%%

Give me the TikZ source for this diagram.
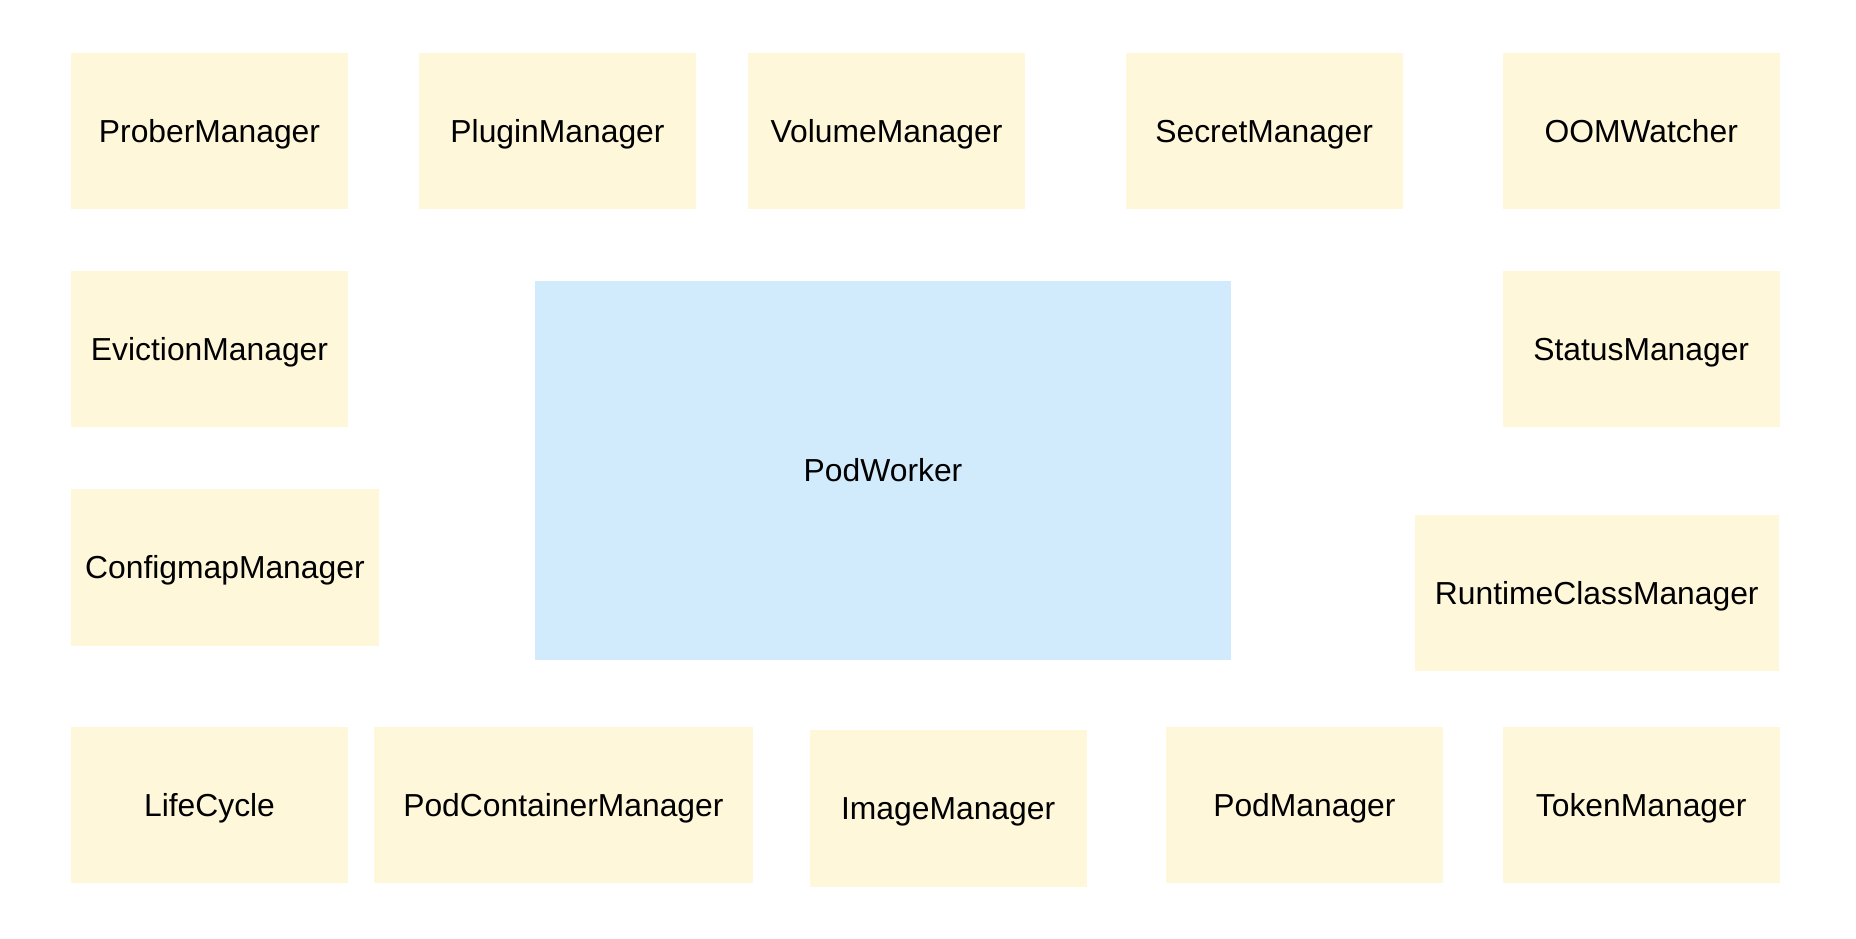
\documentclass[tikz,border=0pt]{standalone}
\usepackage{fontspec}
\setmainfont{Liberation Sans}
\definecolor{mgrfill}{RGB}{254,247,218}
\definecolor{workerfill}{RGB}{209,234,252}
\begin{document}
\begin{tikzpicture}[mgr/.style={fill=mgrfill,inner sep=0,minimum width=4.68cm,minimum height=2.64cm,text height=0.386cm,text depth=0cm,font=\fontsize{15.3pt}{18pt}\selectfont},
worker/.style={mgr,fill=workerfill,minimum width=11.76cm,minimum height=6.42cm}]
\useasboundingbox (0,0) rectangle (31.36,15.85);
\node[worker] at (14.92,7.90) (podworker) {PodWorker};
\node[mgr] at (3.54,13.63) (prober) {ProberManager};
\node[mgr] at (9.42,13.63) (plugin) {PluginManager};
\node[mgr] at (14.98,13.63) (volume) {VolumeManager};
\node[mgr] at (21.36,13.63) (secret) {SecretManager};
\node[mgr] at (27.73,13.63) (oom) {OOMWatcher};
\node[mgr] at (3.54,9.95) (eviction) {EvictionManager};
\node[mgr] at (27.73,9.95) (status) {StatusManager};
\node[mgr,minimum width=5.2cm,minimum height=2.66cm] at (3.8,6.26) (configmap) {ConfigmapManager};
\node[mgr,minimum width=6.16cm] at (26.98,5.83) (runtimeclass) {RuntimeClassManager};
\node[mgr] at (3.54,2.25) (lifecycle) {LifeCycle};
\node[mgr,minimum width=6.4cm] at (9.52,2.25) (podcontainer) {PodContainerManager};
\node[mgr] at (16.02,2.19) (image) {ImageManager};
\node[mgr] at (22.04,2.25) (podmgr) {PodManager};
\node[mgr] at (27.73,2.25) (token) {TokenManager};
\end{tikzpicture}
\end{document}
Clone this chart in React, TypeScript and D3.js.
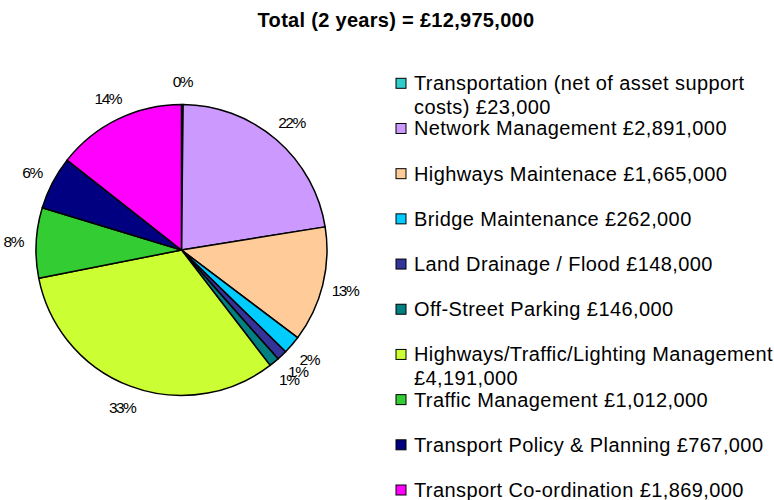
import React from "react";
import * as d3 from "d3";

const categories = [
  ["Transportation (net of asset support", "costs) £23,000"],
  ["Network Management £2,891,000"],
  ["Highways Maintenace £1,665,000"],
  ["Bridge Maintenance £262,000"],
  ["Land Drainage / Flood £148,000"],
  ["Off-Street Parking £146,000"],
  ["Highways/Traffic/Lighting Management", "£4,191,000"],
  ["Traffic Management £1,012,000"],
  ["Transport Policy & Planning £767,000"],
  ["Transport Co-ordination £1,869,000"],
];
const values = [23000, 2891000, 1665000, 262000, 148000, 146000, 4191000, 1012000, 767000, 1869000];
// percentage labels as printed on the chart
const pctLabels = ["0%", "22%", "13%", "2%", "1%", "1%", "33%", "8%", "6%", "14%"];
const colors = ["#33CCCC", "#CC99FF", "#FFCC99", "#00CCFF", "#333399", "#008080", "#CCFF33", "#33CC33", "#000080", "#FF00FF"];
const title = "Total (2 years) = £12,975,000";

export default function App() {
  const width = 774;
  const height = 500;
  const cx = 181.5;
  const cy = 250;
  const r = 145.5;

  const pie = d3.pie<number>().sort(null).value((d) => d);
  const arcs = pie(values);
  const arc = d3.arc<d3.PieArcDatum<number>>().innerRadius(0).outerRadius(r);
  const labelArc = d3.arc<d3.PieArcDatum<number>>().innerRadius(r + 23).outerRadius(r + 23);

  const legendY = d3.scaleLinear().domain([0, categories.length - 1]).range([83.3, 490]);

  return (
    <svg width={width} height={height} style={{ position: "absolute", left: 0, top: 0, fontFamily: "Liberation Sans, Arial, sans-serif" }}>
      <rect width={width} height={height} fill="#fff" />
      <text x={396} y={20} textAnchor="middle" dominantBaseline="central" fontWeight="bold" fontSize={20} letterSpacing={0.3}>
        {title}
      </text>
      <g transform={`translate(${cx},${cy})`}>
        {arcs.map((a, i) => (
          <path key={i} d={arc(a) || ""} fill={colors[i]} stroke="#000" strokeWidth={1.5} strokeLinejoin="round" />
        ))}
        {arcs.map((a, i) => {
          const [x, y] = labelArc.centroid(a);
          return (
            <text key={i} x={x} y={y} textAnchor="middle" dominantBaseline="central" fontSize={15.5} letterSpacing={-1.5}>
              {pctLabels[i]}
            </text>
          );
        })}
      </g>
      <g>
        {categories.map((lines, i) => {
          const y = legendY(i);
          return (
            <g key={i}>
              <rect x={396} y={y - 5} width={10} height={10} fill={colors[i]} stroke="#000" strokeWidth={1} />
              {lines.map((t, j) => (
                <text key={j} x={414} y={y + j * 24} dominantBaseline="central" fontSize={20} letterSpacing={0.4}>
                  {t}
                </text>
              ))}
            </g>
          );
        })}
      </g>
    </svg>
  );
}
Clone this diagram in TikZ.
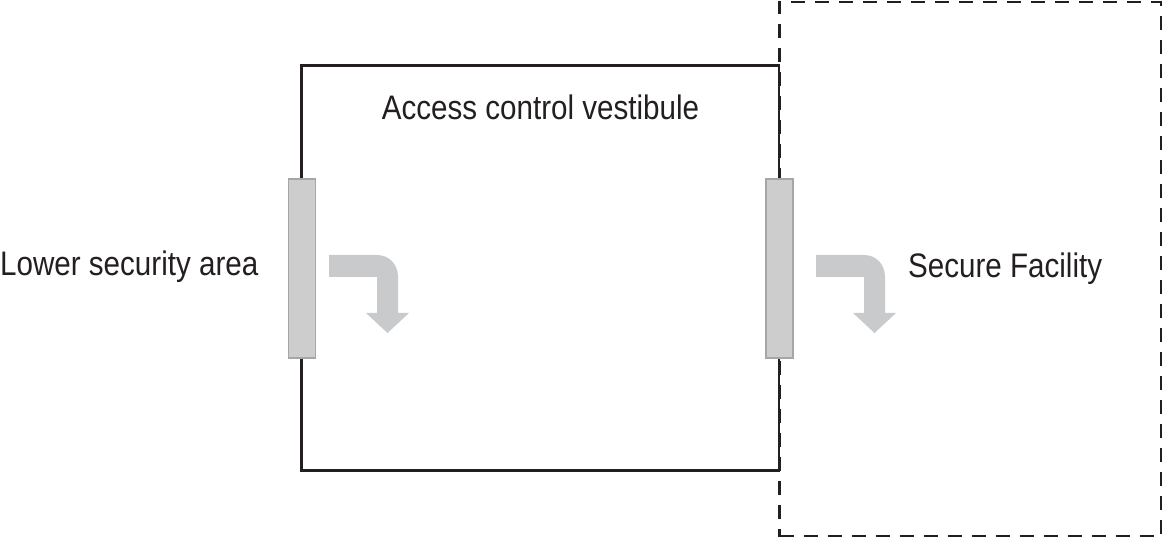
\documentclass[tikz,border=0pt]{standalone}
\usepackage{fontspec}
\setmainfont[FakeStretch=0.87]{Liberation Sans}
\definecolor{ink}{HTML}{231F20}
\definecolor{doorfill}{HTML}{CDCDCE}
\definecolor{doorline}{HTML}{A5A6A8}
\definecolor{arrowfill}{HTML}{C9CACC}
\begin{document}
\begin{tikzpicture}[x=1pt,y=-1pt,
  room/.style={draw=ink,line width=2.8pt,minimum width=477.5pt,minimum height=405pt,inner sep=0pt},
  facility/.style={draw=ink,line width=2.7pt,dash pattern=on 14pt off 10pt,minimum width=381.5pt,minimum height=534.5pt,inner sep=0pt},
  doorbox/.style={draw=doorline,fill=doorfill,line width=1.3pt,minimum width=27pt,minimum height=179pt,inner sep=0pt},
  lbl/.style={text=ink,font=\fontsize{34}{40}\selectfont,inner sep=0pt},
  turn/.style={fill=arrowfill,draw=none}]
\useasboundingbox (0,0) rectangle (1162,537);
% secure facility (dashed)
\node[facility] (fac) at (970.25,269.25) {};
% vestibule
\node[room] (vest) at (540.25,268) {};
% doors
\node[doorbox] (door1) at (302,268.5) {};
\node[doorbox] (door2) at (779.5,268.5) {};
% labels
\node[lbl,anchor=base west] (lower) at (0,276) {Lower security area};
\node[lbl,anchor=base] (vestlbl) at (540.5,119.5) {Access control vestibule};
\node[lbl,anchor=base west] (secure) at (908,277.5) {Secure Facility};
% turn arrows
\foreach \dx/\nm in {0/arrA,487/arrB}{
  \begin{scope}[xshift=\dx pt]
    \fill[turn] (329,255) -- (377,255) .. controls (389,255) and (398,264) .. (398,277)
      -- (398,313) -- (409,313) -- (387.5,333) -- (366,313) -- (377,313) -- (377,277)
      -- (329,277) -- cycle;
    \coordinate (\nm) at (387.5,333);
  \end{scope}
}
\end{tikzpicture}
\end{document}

%%

### GIVEN EXERCISE
Find the word "diagram" in the entries, and copy every line it shows up in.

### ANSWER
Give me the TikZ source for this diagram.
Clone this diagram in TikZ.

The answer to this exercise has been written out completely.